Hakimler ve Savcılar Yüksek Kurulu, uzun süre tutuklu yargılandıktan sonra beraat eden sanıkların kazandığı tazminatların, tutuklama kararı veren hakimlerden tahsil edilmesi için harekete geçti.

Son bir yılda yaklaşık 2 milyon lira tazminat ödenmesi üzerine adım atan HSYK, tazminat alan sanıkların yargılandıkları mahkemelere yazı yazarak tüm karar örneklerinin gönderilmesini istedi. HSYK, kesin delil elde edilmeden 'keyfi' tutuklandığına kanaat getirdikleri sanıkların kazandığı tazminatları hakim ve savcıların maaşlarından kesecek. Bu kapsamda son bir ayda, Diyarbakır'daki mahkemelerden yaklaşık 100 beraat dosyası kurula gönderildi. Güneydoğu'da özellikle olağanüstü hal uygulamasının yürürlükte olduğu 1990'lı yıllarda, kapatılan Diyarbakır DGM'lerinde, soyut iddialarla, sadece polis ve jandarma fezlekelerine dayanılarak tutuklanan yüzlerce kişi, 1 Haziran 2005'te yürürlüğe giren yeni TCK'nın ardından maddi ve manevi tazminat davaları açtı. Mağdurlar, açık kimliklerinin ifşa edilmesi sebebiyle, 'suçlu ilan edildiklerini', kamuoyunda "terörist" damgası yediklerini belirterek tazminat talep etti.
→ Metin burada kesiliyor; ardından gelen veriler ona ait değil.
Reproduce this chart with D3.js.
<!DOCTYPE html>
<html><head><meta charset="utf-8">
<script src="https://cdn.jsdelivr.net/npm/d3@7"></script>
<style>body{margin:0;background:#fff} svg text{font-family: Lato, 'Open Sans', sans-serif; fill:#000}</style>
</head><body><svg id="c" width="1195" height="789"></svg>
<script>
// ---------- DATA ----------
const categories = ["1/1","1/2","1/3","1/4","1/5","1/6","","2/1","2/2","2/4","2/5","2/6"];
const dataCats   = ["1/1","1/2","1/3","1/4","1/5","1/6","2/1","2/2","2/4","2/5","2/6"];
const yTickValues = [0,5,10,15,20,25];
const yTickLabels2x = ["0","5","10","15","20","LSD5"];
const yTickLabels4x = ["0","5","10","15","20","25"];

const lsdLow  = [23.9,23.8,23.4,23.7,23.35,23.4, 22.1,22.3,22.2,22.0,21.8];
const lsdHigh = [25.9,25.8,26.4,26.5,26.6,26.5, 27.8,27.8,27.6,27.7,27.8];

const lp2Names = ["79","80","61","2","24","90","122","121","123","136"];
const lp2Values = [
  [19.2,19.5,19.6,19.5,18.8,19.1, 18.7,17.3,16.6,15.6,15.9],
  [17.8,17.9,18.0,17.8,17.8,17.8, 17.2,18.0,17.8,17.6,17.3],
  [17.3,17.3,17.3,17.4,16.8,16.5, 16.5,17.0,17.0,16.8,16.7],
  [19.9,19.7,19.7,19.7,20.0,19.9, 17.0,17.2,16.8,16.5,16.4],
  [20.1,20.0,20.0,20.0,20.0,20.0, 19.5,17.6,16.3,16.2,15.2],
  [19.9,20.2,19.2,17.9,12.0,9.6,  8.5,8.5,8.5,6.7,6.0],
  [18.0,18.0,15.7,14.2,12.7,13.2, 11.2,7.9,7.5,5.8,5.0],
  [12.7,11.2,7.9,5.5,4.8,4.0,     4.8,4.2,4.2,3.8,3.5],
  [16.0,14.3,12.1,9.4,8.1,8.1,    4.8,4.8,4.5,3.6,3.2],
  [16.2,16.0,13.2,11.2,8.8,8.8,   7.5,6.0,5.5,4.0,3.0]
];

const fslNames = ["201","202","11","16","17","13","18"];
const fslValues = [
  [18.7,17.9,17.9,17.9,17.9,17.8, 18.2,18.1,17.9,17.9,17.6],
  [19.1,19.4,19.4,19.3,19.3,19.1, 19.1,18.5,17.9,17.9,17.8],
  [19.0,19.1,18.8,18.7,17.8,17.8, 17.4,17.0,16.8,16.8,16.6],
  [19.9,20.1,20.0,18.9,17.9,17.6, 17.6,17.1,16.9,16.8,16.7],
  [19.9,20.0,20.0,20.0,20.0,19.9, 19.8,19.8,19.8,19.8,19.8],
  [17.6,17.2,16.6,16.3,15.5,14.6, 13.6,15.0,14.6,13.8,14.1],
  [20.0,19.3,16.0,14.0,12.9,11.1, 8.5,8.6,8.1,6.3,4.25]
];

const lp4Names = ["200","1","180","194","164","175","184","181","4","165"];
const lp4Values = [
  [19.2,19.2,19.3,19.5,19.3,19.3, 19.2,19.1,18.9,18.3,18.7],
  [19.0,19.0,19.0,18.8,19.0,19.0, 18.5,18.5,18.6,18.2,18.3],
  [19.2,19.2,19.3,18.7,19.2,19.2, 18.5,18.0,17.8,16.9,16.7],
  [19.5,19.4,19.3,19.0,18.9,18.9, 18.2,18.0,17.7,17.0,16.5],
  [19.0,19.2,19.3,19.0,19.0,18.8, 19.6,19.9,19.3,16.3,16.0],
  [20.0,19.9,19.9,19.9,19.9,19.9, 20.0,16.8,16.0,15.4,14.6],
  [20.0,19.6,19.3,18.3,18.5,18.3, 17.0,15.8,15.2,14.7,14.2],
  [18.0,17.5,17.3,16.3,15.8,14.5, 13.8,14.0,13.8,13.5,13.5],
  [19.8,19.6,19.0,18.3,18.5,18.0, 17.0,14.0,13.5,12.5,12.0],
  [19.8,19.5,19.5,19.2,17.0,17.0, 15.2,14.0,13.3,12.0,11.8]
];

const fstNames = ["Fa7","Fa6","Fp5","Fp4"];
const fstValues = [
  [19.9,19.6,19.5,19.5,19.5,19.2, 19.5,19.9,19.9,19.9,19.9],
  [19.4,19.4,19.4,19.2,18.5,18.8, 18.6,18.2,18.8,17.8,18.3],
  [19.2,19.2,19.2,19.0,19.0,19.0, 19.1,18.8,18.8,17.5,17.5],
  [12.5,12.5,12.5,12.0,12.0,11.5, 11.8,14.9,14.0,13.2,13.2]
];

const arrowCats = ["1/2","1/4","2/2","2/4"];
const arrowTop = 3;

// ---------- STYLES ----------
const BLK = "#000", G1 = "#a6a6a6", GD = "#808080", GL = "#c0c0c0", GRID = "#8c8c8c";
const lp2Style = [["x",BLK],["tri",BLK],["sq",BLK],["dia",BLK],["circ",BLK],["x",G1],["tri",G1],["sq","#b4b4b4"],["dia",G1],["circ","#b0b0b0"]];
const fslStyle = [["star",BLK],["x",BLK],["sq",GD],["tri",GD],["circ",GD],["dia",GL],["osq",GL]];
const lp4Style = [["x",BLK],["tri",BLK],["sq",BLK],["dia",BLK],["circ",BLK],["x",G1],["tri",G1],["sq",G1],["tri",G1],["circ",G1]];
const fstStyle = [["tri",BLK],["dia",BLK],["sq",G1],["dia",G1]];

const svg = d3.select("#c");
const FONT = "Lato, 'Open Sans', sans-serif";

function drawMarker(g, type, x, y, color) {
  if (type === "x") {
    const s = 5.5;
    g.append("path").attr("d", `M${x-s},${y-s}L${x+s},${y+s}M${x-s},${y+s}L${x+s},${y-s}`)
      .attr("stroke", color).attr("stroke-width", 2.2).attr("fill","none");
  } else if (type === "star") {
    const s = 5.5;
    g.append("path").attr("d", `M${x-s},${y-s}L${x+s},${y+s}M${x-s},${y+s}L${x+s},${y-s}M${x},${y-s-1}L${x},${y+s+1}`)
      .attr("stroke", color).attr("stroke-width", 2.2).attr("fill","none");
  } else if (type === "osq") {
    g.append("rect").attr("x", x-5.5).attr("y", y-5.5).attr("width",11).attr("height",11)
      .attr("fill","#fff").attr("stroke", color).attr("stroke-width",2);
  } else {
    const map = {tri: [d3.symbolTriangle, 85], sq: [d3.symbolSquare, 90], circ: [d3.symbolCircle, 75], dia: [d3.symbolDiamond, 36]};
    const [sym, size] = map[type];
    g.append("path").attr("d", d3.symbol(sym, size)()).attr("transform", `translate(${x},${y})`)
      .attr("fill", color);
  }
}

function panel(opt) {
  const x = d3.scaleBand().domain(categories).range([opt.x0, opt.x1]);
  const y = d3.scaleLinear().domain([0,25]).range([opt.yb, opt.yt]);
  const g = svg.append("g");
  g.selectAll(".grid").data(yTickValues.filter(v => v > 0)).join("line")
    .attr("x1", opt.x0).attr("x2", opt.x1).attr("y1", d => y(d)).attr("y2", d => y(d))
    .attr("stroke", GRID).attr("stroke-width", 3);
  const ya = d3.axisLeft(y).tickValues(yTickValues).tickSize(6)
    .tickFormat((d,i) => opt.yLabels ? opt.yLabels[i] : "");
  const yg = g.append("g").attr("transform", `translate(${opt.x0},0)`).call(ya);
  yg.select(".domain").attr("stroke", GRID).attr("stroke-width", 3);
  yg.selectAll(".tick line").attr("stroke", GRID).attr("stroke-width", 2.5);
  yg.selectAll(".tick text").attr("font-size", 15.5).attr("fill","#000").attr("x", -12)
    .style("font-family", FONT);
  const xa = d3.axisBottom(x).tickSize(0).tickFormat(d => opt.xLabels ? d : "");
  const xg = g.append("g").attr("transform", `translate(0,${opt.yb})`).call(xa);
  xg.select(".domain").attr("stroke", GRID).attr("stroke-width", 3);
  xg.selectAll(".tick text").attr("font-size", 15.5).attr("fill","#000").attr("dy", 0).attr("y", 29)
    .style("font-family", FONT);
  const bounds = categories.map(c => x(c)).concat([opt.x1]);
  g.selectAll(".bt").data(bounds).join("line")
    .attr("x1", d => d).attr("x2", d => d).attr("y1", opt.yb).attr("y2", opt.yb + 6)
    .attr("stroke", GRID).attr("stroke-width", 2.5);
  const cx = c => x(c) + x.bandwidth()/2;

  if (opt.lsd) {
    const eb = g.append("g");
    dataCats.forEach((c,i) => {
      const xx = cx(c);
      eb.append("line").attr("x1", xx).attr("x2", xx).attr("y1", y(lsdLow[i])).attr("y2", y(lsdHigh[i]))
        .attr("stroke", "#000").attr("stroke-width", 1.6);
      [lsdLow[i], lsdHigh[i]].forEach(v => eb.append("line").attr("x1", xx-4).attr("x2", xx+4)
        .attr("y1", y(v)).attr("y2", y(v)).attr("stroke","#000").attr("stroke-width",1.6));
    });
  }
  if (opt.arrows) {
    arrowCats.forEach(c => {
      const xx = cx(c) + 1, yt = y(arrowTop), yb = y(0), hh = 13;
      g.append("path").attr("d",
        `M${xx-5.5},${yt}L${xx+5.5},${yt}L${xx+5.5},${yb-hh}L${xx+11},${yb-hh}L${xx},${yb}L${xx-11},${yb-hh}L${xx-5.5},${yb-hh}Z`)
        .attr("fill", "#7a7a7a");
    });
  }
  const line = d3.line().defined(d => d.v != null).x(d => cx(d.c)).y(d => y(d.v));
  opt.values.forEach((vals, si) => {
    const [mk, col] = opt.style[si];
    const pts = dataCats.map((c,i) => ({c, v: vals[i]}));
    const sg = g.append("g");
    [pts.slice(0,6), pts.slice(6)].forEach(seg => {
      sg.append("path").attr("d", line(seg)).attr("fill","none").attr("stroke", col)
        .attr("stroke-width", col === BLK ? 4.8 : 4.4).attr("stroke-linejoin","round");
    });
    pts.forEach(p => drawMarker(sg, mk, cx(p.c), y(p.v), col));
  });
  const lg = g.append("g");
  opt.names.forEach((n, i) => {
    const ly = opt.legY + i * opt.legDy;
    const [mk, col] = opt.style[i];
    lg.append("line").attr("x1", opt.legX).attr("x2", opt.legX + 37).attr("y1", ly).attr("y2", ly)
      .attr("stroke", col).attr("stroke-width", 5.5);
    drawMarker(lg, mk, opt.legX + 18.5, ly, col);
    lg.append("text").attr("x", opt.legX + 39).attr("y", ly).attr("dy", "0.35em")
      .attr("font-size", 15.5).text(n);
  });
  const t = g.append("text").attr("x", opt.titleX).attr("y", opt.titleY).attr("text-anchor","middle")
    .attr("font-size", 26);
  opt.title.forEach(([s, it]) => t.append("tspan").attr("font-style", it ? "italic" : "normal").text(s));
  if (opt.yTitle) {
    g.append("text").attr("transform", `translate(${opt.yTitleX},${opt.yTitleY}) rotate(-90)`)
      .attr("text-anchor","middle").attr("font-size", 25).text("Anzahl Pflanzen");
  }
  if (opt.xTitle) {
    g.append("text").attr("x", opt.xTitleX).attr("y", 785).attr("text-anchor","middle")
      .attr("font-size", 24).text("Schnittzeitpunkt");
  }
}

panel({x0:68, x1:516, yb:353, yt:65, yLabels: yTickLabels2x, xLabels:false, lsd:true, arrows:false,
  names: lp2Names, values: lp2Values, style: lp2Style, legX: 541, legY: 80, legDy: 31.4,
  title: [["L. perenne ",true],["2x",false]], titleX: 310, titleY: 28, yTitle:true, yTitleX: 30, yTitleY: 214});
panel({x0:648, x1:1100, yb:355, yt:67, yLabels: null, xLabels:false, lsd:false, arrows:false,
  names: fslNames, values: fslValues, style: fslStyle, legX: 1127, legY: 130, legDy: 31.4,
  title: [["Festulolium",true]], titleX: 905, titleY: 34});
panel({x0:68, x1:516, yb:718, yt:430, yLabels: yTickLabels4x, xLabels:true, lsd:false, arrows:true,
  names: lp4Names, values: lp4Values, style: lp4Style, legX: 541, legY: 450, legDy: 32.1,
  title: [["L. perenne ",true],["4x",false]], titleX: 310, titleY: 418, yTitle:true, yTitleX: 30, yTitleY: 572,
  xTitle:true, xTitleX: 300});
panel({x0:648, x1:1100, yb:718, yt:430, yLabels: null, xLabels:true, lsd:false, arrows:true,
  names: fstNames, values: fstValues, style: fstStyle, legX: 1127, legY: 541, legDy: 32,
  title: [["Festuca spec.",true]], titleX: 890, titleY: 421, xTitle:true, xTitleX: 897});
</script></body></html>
Çeşitli adli ve terör suçlarından tutuklanarak uzun süre yargılandıktan sonra haklarında beraat kararı verilen kişilerin, ağır ceza mahkemelerinde görülen davaların çoğu Yargıtay'ca onanlandı. Tazminat kazanan davacılar, paralarını tahsil etmek üzere icra yoluna gitti. Son bir yıl içinde yaklaşık 2 milyon lira tazminat ödemek zorunda kalan Hazine, haksız tutuklamayı yapan hâkimler ile somut bir delil elde edilemeden haksız gözaltı emri verip daha sonra hakkında takipsizlik kararı verilen kişilerin uzun süre gözaltında kalmasına neden olan savcılardan paranın tahsil edilmesi için harekete geçti. Hazine HSYK'ya başvurarak, davalarla ilgili tespit istedi. HSYK, yapacağı inceleme ve değerlendirme, kusur tespit ettiği dosyaları Hazine'ye bildirecek. Hazine de devletin kasasından çıkan bu paraların haksız tutuklama ve haksız gözaltı emri veren hâkim ve savcılardan tahsil edilmesi için işlem başlatacak.

HAZİNE'DEN 2 MİLYON TL ÇIKTI
Devletten tazminat kazanan kişilerin listesini alan HSYK, bu kişilerin yargılandıkları Özel Yetkili Ağır Ceza Mahkemeleri'ne yazı yazarak adı geçen kişilerin gözaltı kararı, polis, savcılık ve hâkimlikteki sorgu ifadeleri, iddianame ve beraat ettiklerine dair gerekçeli kararların birer onaylı örneklerinin ivedilikle gönderilmesini istedi. Kurul, bu kararları inceledikten sonra dosya içinde hiçbir somut, inandırıcı, şüpheden uzak, kesin delil elde edilmeyen, keyfi yöntemlerle tutuklandığına kanaat getirdikleri kişilerin kazandığı tazminatları tutuklama kararını veya gözaltı emrini veren hakim ve savcıların maaşlarından kesecek.

ANAYASA'DA DAYANAĞI VAR
 Mehmet Emin Aktar (Diyarbakır Barosu Başkanı):
HSYK'nın kişiye ödenen tazminatı hâkimlerden rücu etme yoluna gitmesi iki türlü tehlikede yaratabilir. Birincisi hâkimler beraat kararı yerine mahkûmiyet kararı vermeye yönelebilirler. İkincisi kendini baskı altında hisseden bir hâkim, tutuklama yoluna da gitmeyerek kişilerin kaçmasına veya delillerin karartılmasına da yol açabilir. Bu nedenle en etkili yöntem tutuklama kurumunun yeniden gözden geçirilmesidir.
 Avukat Tahir Elçi (Ceza hukukçusu):
Anayasada kamunun zararına yol açan personele rücu diye bir düzenleme var. 'Haksız, gereksiz ve uzun tutuklamadan dolayı mağdur edilen kişilerin, kamu aleyhine açtığı tazminat davasıyla hazinenin zararına yol açan ilgili hâkimden bu tazminat rücu edilir' diye düzenleme var. Bu nedenle HSYK'nın çalışması normal.